Quantum models with spectrum generated by the flows of polynomial zeros

A class {\cal R}_p of purely bosonic models is characterized having the following properties in the Bargmann Hilbert space of analytic functions: (i) wave function \psi(\epsilon,z)=\sum_{n=0}^\infty \phi_n(\epsilon) z^n is the {\em generating function} for orthogonal polynomials \phi_n(\epsilon) of a discrete energy variable \epsilon, (ii) any Hamiltonian \hat{H}_b\in {\cal R}_p has nondegenerate purely point spectrum that corresponds to infinite discrete support of measure d\nu(x) in the orthogonality relation of the polynomials \phi_n, (iii) the support is determined exclusively by the points of discontinuity of \nu(x), (iv) the spectrum of \hat{H}_b\in {\cal R}_p can be numerically determined as fixed points of monotonic flows of the zeros of orthogonal polynomials \phi_n(\upepsilon), (v) one can compute practically an unlimited number of energy levels (e.g. 2^{53} in double precision).
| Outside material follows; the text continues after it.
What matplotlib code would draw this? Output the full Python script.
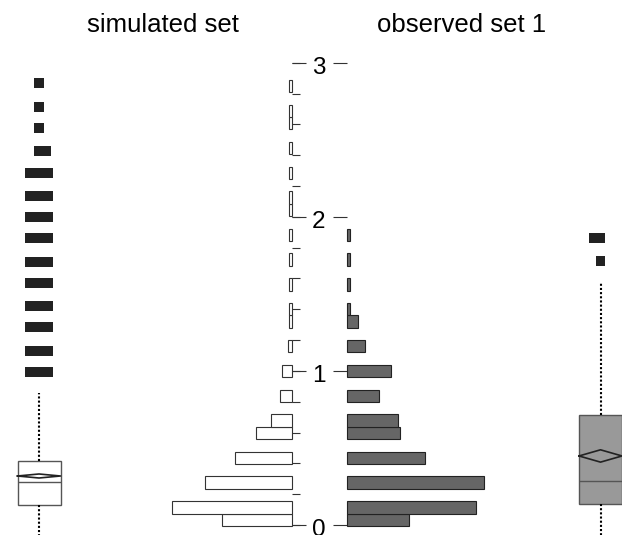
import numpy as np
import matplotlib.pyplot as plt

# histogram bins (index on a regular grid) and heights, both sides
BIN_START = -0.006
BIN_W = 0.0804
sim_bins = [0, 1, 3, 5, 7, 8, 10, 12, 14, 16, 17, 19, 21, 23, 25, 26, 28, 30, 32, 33, 35]
sim_counts = [47, 80, 58, 38, 24, 14, 8, 7, 3, 2, 2, 2, 2, 2, 2, 2, 2, 2, 2, 2, 2]
obs_bins = [0, 1, 3, 5, 7, 8, 10, 12, 14, 16, 17, 19, 21, 23]
obs_counts = [41, 86, 91, 52, 35, 34, 21, 29, 12, 7, 2, 2, 2, 2]

# box plot summaries
sim_box = dict(whislo=-0.2, q1=0.130, med=0.281, q3=0.417, whishi=0.855)
sim_mean, sim_mean_ci = 0.318, 0.013
obs_box = dict(whislo=-0.2, q1=0.134, med=0.287, q3=0.714, whishi=1.579)
obs_mean, obs_mean_ci = 0.448, 0.040

# outliers: value and how many points sit at that value
sim_out_vals = [0.993, 1.129, 1.285, 1.421, 1.570, 1.707, 1.862, 1.999,
                2.135, 2.284, 2.427, 2.576, 2.713, 2.868]
sim_out_n = [3, 3, 3, 3, 3, 3, 3, 3, 3, 3, 2, 1, 1, 1]
obs_out_vals = [1.713, 1.862]
obs_out_n = [1, 2]

titles = ["simulated set", "observed set 1"]
major = [0, 1, 2, 3]
minor = np.arange(0, 3.01, 0.2)

# layout (x in pixels, y in data units)
PX = 1.5          # px per count
LEFT_BASE, RIGHT_BASE, MID = 292.3, 347.3, 318.5
SIM_X, OBS_X, BOX_W = 39.0, 600.5, 43.0
SQ_W, SQ_H = 9.7, 0.061

fig = plt.figure(figsize=(6.22, 5.35), dpi=100)
ax = fig.add_axes([0, 0, 1, 1])
ax.set_xlim(0, 622)
ax.set_ylim(-10 / 154.1, 525 / 154.1)
ax.axis("off")

# axis ticks and labels in the middle
ax.hlines(minor, LEFT_BASE, LEFT_BASE + 8, color="#333333", lw=0.8, zorder=1)
ax.hlines(major, LEFT_BASE, LEFT_BASE + 14, color="#333333", lw=0.8, zorder=1)
ax.hlines(major, RIGHT_BASE - 14, RIGHT_BASE, color="#333333", lw=0.8, zorder=1)
for v in major:
    ax.text(MID, v - 0.035, str(v), ha="center", va="center", fontsize=17.5,
            family="Liberation Sans")

# back-to-back histogram
sim_lo = BIN_START + np.array(sim_bins) * BIN_W
obs_lo = BIN_START + np.array(obs_bins) * BIN_W
ax.barh(sim_lo, -np.array(sim_counts) * PX, left=LEFT_BASE, height=BIN_W,
        align="edge", color="white", edgecolor="#333333", lw=0.8, zorder=2)
ax.barh(obs_lo, np.array(obs_counts) * PX, left=RIGHT_BASE, height=BIN_W,
        align="edge", color="#666666", edgecolor="#222222", lw=0.8, zorder=2)


def draw_box(stats, mean, ci, xc, face):
    st = dict(stats)
    st["mean"] = mean
    ax.bxp([st], positions=[xc], widths=BOX_W, patch_artist=True,
           showcaps=False, showfliers=False,
           boxprops=dict(facecolor=face, edgecolor="#555555", lw=1.0),
           medianprops=dict(color="#555555", lw=1.0),
           whiskerprops=dict(color="black", lw=1.5, linestyle=(0, (1, 1))))
    hw = BOX_W / 2
    ax.plot([xc - hw, xc, xc + hw, xc, xc - hw],
            [mean, mean + ci, mean, mean - ci, mean],
            color="#222222", lw=1.2, zorder=4)


def draw_outliers(vals, counts, xc, toward):
    offs = {1: [0], 2: [0, 7 * toward], 3: [-9.5, 0, 9.5]}
    for v, n in zip(vals, counts):
        xs = [xc + o for o in offs[n]]
        ax.bar(xs, SQ_H, width=SQ_W, bottom=v - SQ_H / 2,
               color="#222222", lw=0, zorder=3)


draw_box(sim_box, sim_mean, sim_mean_ci, SIM_X, "white")
draw_box(obs_box, obs_mean, obs_mean_ci, OBS_X, "#999999")
draw_outliers(sim_out_vals, sim_out_n, SIM_X, 1)
draw_outliers(obs_out_vals, obs_out_n, OBS_X, -1)

fig.text(163 / 622, 1 - 25 / 535, titles[0], ha="center", va="center",
         fontsize=18.5, family="Liberation Sans")
fig.text(462 / 622, 1 - 25 / 535, titles[1], ha="center", va="center",
         fontsize=18.5, family="Liberation Sans")

fig.savefig("out.png", dpi=100)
If a model of {\cal R}_p is exactly solvable, its spectrum can only assume one of four qualitatively different types. The results are applied to spin-boson quantum models that are, at least partially, diagonalizable and have at least single one-dimensional irreducible component in the spin subspace. Examples include the Rabi model and its various generalizations.